PROVIDED DATA ->
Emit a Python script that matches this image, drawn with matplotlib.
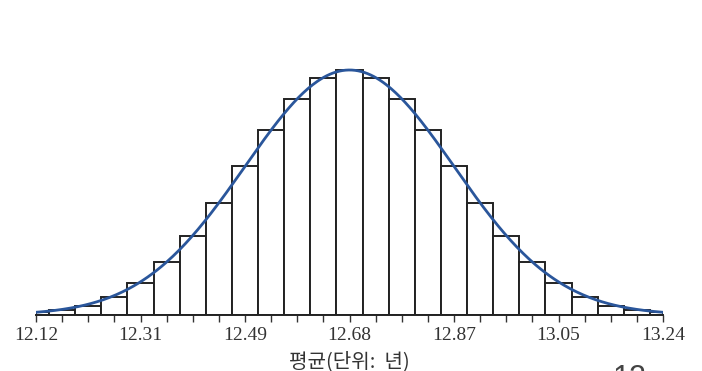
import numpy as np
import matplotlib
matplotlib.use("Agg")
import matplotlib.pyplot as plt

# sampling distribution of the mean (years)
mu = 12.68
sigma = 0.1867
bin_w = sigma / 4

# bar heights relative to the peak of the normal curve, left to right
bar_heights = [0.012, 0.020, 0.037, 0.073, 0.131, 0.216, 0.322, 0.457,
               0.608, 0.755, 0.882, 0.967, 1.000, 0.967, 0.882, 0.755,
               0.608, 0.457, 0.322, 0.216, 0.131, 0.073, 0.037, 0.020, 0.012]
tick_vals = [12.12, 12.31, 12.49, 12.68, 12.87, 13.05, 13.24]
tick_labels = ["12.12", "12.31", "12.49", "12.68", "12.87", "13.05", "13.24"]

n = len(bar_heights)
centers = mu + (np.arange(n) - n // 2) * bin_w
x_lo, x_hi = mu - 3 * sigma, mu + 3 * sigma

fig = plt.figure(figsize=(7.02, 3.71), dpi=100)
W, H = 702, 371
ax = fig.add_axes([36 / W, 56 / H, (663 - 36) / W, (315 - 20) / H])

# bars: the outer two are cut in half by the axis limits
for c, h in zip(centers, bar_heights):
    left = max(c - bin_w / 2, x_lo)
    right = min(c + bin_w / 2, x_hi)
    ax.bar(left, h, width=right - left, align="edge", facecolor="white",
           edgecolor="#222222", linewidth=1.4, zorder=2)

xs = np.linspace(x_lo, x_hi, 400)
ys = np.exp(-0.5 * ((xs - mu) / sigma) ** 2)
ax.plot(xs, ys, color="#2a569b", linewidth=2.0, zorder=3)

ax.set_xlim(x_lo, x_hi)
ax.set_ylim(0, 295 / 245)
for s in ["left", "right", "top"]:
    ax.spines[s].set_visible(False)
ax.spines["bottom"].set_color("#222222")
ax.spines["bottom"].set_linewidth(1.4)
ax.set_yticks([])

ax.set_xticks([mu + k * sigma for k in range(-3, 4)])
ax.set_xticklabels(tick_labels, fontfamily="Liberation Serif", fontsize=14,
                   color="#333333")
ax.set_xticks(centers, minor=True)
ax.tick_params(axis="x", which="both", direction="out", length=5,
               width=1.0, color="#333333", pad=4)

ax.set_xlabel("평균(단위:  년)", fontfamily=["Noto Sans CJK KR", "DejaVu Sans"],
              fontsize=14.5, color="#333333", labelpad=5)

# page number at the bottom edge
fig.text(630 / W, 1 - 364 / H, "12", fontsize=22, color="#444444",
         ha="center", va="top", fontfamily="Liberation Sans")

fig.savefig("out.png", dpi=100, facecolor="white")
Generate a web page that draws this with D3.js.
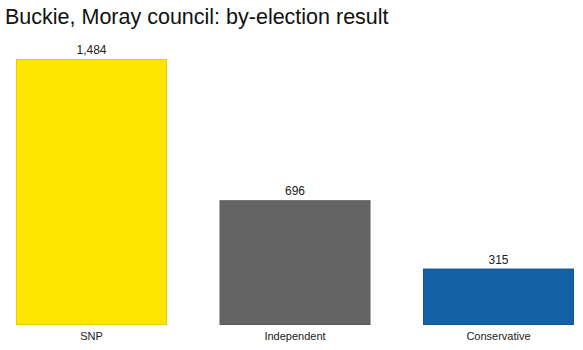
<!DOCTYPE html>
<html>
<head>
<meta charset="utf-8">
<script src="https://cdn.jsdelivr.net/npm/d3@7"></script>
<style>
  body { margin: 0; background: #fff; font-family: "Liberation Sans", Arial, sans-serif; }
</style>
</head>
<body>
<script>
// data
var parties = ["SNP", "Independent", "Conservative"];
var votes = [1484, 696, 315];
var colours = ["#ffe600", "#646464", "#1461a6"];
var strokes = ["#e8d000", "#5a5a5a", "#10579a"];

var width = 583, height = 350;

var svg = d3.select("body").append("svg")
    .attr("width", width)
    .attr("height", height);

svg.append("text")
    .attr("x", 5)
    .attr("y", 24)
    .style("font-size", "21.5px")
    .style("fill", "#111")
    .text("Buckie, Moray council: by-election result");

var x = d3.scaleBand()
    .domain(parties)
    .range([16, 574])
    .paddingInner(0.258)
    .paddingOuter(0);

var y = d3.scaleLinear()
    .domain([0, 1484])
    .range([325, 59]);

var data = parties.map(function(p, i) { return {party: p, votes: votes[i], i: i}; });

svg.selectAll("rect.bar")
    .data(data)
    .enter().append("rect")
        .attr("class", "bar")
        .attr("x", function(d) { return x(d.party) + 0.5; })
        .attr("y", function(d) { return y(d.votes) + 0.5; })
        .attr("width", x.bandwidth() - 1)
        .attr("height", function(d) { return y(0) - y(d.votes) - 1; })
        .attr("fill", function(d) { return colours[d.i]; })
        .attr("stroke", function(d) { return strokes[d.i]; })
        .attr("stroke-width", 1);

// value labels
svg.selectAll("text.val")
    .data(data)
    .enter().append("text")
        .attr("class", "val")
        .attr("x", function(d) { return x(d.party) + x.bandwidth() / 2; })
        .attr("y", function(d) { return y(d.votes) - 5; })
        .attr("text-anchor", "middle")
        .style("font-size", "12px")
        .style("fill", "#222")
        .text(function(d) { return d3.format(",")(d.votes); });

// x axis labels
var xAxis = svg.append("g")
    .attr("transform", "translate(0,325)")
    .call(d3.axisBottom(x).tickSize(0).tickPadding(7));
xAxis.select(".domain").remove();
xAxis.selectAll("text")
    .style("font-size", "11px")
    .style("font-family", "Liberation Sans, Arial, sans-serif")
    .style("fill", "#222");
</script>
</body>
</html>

WHAT YOU WILL DO -> Every record above should be written out again without change, except that the pictures are left out.

THE ANSWER ->
Emit a Python script that matches this image, drawn with matplotlib.
import numpy as np
import matplotlib
matplotlib.use("Agg")
import matplotlib.pyplot as plt

# sampling distribution of the mean (years)
mu = 12.68
sigma = 0.1867
bin_w = sigma / 4

# bar heights relative to the peak of the normal curve, left to right
bar_heights = [0.012, 0.020, 0.037, 0.073, 0.131, 0.216, 0.322, 0.457,
               0.608, 0.755, 0.882, 0.967, 1.000, 0.967, 0.882, 0.755,
               0.608, 0.457, 0.322, 0.216, 0.131, 0.073, 0.037, 0.020, 0.012]
tick_vals = [12.12, 12.31, 12.49, 12.68, 12.87, 13.05, 13.24]
tick_labels = ["12.12", "12.31", "12.49", "12.68", "12.87", "13.05", "13.24"]

n = len(bar_heights)
centers = mu + (np.arange(n) - n // 2) * bin_w
x_lo, x_hi = mu - 3 * sigma, mu + 3 * sigma

fig = plt.figure(figsize=(7.02, 3.71), dpi=100)
W, H = 702, 371
ax = fig.add_axes([36 / W, 56 / H, (663 - 36) / W, (315 - 20) / H])

# bars: the outer two are cut in half by the axis limits
for c, h in zip(centers, bar_heights):
    left = max(c - bin_w / 2, x_lo)
    right = min(c + bin_w / 2, x_hi)
    ax.bar(left, h, width=right - left, align="edge", facecolor="white",
           edgecolor="#222222", linewidth=1.4, zorder=2)

xs = np.linspace(x_lo, x_hi, 400)
ys = np.exp(-0.5 * ((xs - mu) / sigma) ** 2)
ax.plot(xs, ys, color="#2a569b", linewidth=2.0, zorder=3)

ax.set_xlim(x_lo, x_hi)
ax.set_ylim(0, 295 / 245)
for s in ["left", "right", "top"]:
    ax.spines[s].set_visible(False)
ax.spines["bottom"].set_color("#222222")
ax.spines["bottom"].set_linewidth(1.4)
ax.set_yticks([])

ax.set_xticks([mu + k * sigma for k in range(-3, 4)])
ax.set_xticklabels(tick_labels, fontfamily="Liberation Serif", fontsize=14,
                   color="#333333")
ax.set_xticks(centers, minor=True)
ax.tick_params(axis="x", which="both", direction="out", length=5,
               width=1.0, color="#333333", pad=4)

ax.set_xlabel("평균(단위:  년)", fontfamily=["Noto Sans CJK KR", "DejaVu Sans"],
              fontsize=14.5, color="#333333", labelpad=5)

# page number at the bottom edge
fig.text(630 / W, 1 - 364 / H, "12", fontsize=22, color="#444444",
         ha="center", va="top", fontfamily="Liberation Sans")

fig.savefig("out.png", dpi=100, facecolor="white")
Generate a web page that draws this with D3.js.
<!DOCTYPE html>
<html>
<head>
<meta charset="utf-8">
<script src="https://cdn.jsdelivr.net/npm/d3@7"></script>
<style>
  body { margin: 0; background: #fff; font-family: "Liberation Sans", Arial, sans-serif; }
</style>
</head>
<body>
<script>
// data
var parties = ["SNP", "Independent", "Conservative"];
var votes = [1484, 696, 315];
var colours = ["#ffe600", "#646464", "#1461a6"];
var strokes = ["#e8d000", "#5a5a5a", "#10579a"];

var width = 583, height = 350;

var svg = d3.select("body").append("svg")
    .attr("width", width)
    .attr("height", height);

svg.append("text")
    .attr("x", 5)
    .attr("y", 24)
    .style("font-size", "21.5px")
    .style("fill", "#111")
    .text("Buckie, Moray council: by-election result");

var x = d3.scaleBand()
    .domain(parties)
    .range([16, 574])
    .paddingInner(0.258)
    .paddingOuter(0);

var y = d3.scaleLinear()
    .domain([0, 1484])
    .range([325, 59]);

var data = parties.map(function(p, i) { return {party: p, votes: votes[i], i: i}; });

svg.selectAll("rect.bar")
    .data(data)
    .enter().append("rect")
        .attr("class", "bar")
        .attr("x", function(d) { return x(d.party) + 0.5; })
        .attr("y", function(d) { return y(d.votes) + 0.5; })
        .attr("width", x.bandwidth() - 1)
        .attr("height", function(d) { return y(0) - y(d.votes) - 1; })
        .attr("fill", function(d) { return colours[d.i]; })
        .attr("stroke", function(d) { return strokes[d.i]; })
        .attr("stroke-width", 1);

// value labels
svg.selectAll("text.val")
    .data(data)
    .enter().append("text")
        .attr("class", "val")
        .attr("x", function(d) { return x(d.party) + x.bandwidth() / 2; })
        .attr("y", function(d) { return y(d.votes) - 5; })
        .attr("text-anchor", "middle")
        .style("font-size", "12px")
        .style("fill", "#222")
        .text(function(d) { return d3.format(",")(d.votes); });

// x axis labels
var xAxis = svg.append("g")
    .attr("transform", "translate(0,325)")
    .call(d3.axisBottom(x).tickSize(0).tickPadding(7));
xAxis.select(".domain").remove();
xAxis.selectAll("text")
    .style("font-size", "11px")
    .style("font-family", "Liberation Sans, Arial, sans-serif")
    .style("fill", "#222");
</script>
</body>
</html>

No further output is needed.